We had planned to cook fish when Steven came home Friday, so I made tartar sauce.
Many years ago, my mother taught me to make tartar sauce by chopping up a dill pickle and mixing it with mayonnaise. I haven’t bought tartar sauce since. After tasting some fancy tartar sauces at various restaurants, I have modified my recipe.
Friday I found the jar of dill pickles in the fridge and was a little sorry they were not farmer’s market dill pickles. Perhaps I will make my way to Clapsaddle Farm for the Ilion Farmer’s Market and get something more distinctive for next time.

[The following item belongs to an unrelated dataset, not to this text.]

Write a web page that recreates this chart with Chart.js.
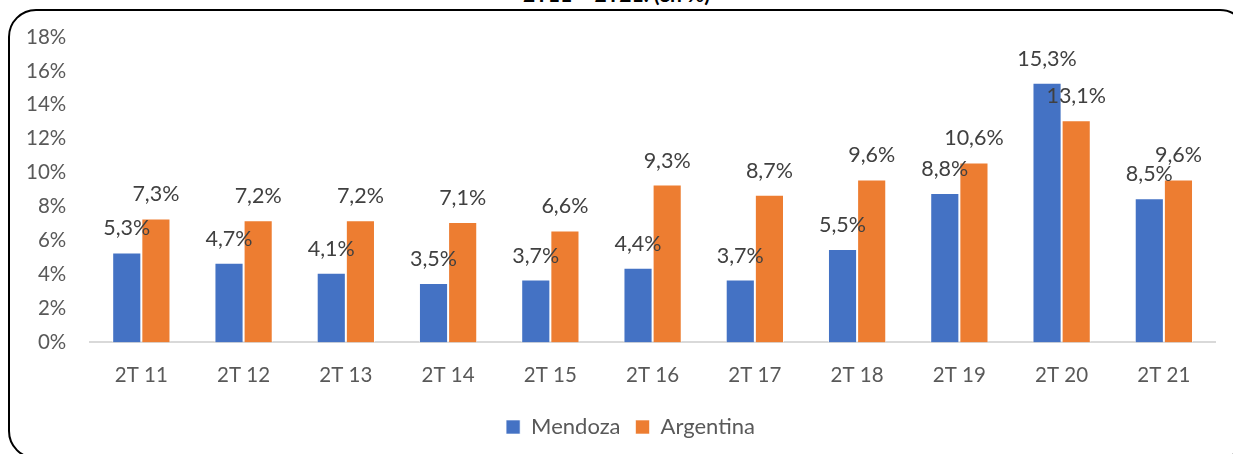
<!DOCTYPE html>
<html>
<head>
<meta charset="utf-8">
<script src="https://cdn.jsdelivr.net/npm/chart.js@4"></script>
<style>
  html, body { margin: 0; padding: 0; background: #fff; overflow: hidden; }
  #wrap { position: relative; width: 1233px; height: 454px; }
  #frame {
    position: absolute; left: 8px; top: 9px; width: 1240px; height: 450px;
    border: 2.5px solid #000; border-radius: 28px; box-sizing: border-box;
  }
  #title {
    position: absolute; left: 0; width: 1233px; top: -19px; text-align: center;
    font: bold 21px Lato, sans-serif; color: #000;
  }
  canvas { position: absolute; left: 0; top: 0; }
</style>
</head>
<body>
<div id="wrap">
  <div id="title">2T11 – 2T21. (en %)</div>
  <div id="frame"></div>
  <canvas id="myChart" width="1233" height="454"></canvas>
</div>
<script>
var categories = ["2T 11", "2T 12", "2T 13", "2T 14", "2T 15", "2T 16", "2T 17", "2T 18", "2T 19", "2T 20", "2T 21"];
var mendoza = [5.3, 4.7, 4.1, 3.5, 3.7, 4.4, 3.7, 5.5, 8.8, 15.3, 8.5];
var argentina = [7.3, 7.2, 7.2, 7.1, 6.6, 9.3, 8.7, 9.6, 10.6, 13.1, 9.6];
var yTicks = [0, 2, 4, 6, 8, 10, 12, 14, 16, 18];
var barColors = ["#4472C4", "#ED7D31"];

var textGrey = "#595959";

// labels above each bar, comma decimals like the original
var valueLabels = {
  id: "valueLabels",
  afterLayout: function (chart) {
    // legend sits a bit right of centre in the original
    chart.legend.left += 18;
    chart.legend.right += 18;
  },
  afterDatasetsDraw: function (chart) {
    var ctx = chart.ctx;
    ctx.save();
    ctx.font = "21.5px Lato";
    ctx.fillStyle = "#404040";
    ctx.textAlign = "center";
    ctx.textBaseline = "middle";
    chart.data.datasets.forEach(function (ds, i) {
      chart.getDatasetMeta(i).data.forEach(function (bar, j) {
        var txt = ds.data[j].toFixed(1).replace(".", ",") + "%";
        ctx.fillText(txt, bar.x, bar.y - 24);
      });
    });
    ctx.restore();
  }
};

new Chart("myChart", {
  type: "bar",
  data: {
    labels: categories,
    datasets: [
      {
        label: "Mendoza",
        data: mendoza,
        backgroundColor: barColors[0],
        borderColor: "rgba(255,255,255,0.6)",
        borderWidth: 1,
      },
      {
        label: "Argentina",
        data: argentina,
        backgroundColor: barColors[1],
        borderColor: "rgba(255,255,255,0.6)",
        borderWidth: 1,
      },
    ],
  },
  options: {
    responsive: false,
    animation: false,
    layout: { padding: { left: 10, right: 18, top: 37, bottom: 6 } },
    datasets: { bar: { categoryPercentage: 0.57, barPercentage: 1 } },
    scales: {
      x: {
        grid: { display: false },
        border: { display: true, color: "#D9D9D9", width: 2 },
        ticks: { color: textGrey, font: { family: "Lato", size: 20.5 }, padding: 13 },
      },
      y: {
        min: 0,
        max: 18,
        afterBuildTicks: function (axis) {
          axis.ticks = yTicks.map(function (v) { return { value: v }; });
        },
        grid: { display: false },
        border: { display: false },
        ticks: {
          color: textGrey,
          font: { family: "Lato", size: 20.5 },
          padding: 16,
          callback: function (v) { return v + "%"; },
        },
      },
    },
    plugins: {
      legend: {
        position: "bottom",
        labels: {
          color: textGrey,
          font: { family: "Lato", size: 22 },
          boxWidth: 14,
          boxHeight: 14,
          padding: 15,
        },
      },
      tooltip: { enabled: false },
    },
  },
  plugins: [valueLabels],
});
</script>
</body>
</html>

I poured myself a glass of Salneval Albarino (there should be a tilde on the n — All-Bar-een-yo — but I don’t know how to do that on my computer), because I like cooking with wine, pulled out the glass cutting board Steven gave me for my birthday, and commenced to chopping.
As usual I had trouble with it. Pickles are not as firm for chopping as non-pickled vegetables, and I think my knives need sharpening. Also, for tarter sauce I like my pickles finely minced, that is, more minced than I usually accomplish. And it just now occurs to me, I’m saying chopped when I really mean minced. If this were a real cooking blog, I would never make such a blunder. Actually, I think it is accurate to say I wanted minced pickle, but settled for chopped because mincing was too damn much trouble.
Anyways, I chopped one pickle, added it into the mayonnaise I had spooned into the container, and wondered if I could put enough other stuff in to make up for there being not enough pickle. Then I told myself to stop being so lazy and cut up another pickle.
When I had really really had enough of messing with the pickles, I added horse radish, lemon pepper, Pampered Chef All Purpose Dill Mix, McCormick’s Perfect Pinch Salt Free, minced onion (dried minced onion in the bottle; I didn’t cut onion as well as pickle), and stirred well.
The flavors had plenty of time to blend, because Steven was working a half hour later than I had thought. Damn! I was hungry! Oh well, they do say hunger is the best seasoning. The tartar sauce did taste good when I finally ate it. I was almost too impatient to wait for the fish.